Okay but let me just put this out there, American planes were being hijacked in the years leading up to 9/11 and everyone was still (understandably) shocked when 9/11 happened. Even we had stopped funding the Mujahideen, it wouldn't have been to prevent 9/11. That would be a completely insane thought process. Neither us nor the soviets ever expected Afghanistan to pose a credible threat to our homelands. People have questioned if Clinton could prevented 9/11 because it happened so shortly after his presidency and he plausibly could have seen warning signs.
It wasn't "he could have seen warning signs". It was a case of "Clinton DID see warning signs". Clinton mentioned Bin Laden as a thread during a speech in Australia on 9/10/01. How much he could have done to prevent it is another question.
Here's the catch, though; the warning signs didn't point to the actual events of 9/11. The threat from Bin Laden and the Taliban in 2001 pre-September must be put in the context of their then-most-devastating attack on the United States at the time: the bombing of the USS Cole. This occurred not in the US, but in the Middle East, specifically while the USS Cole was at anchor in Aden harbor. The attack was carried through by two suicide bombers in a fiberglass boat. Likewise, there had been threats to the World Trade Center complex before 9/11 by Al Qaeda, but the chief context for this was the failed bombing in 1993 which used a truck and was carried out without connection to Bin Laden. Similarly, the greatest act of terrorism on US soil before then was another truck bombing, this at Oklahoma City by a domestic terrorist, and the greatest single attack overall being another truck bombing in Beirut 1983, aimed by suicide bombers of unconfirmed (typically presumed to be Hezbollah's precursors) origin at barracks for US soldiers operating with the multinational force. Carrying further, hijackings of large passenger craft, while not unheard of before 9/11, were not typically used for suicide attacks. Most often, a hijacked airliner would be landed at some third-world location with the passengers and ransom demands sent out; they were used for fundraising and/or prisoner exchanges, rather than as weapons. Attacks on airliners tended to be directly aimed at the plane itself, as in the Lockerbie case. This unfortunately played a significant role in how the 9/11 hijackings were handled, as I recall: there was an expectation before the first attack went through that the hijackers would open negotiations and that the passengers could be safely released. While a threat could be ascertained from Bin Laden and Al Qaeda, ultimately, it appeared before 9/11 to primarily aimed at US assets abroad, particularly in the Middle East, and utilize primarily assets that could be obtained and controlled from the planning phase rather than assets seized as a part of the attack itself.

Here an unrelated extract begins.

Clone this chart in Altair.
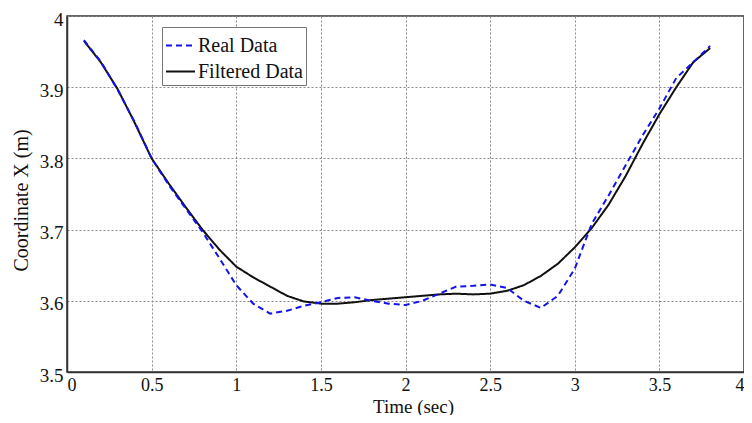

As for the question on whether American funding was decisive, it's actually worth noting in further support of arguments already posed that Saudi Arabia *did* in fact fund the Afghani mujahideen both during and after the Soviet intervention, and was in fact their second-largest bankroller after the US itself. In addition, Pakistan chipped in a bit as well as serving as a channel, Iran played its own cards during and after in opposition to both Soviet and Saudi influence, and China also provided training and other relatively minor support due to the ongoing Sino-Soviet split. It wasn't just "because reasons" as was so eloquently put, either; Saudi Arabia saw Soviet encroachment on the Middle East as a significant threat, cordially detested Soviet-supported Ba'athist Iraq in spite of their common Iranian enemy, and like the US, saw Afghanistan as a way to poke the Soviets in the eye while supporting Sunni factions against Iranian-supported Shi'a factions and atheistic Communists. In other words, I suppose you could blame the US for funding them, but as asserted, it isn't enough to say that US funding alone was sufficient to cause 9/11.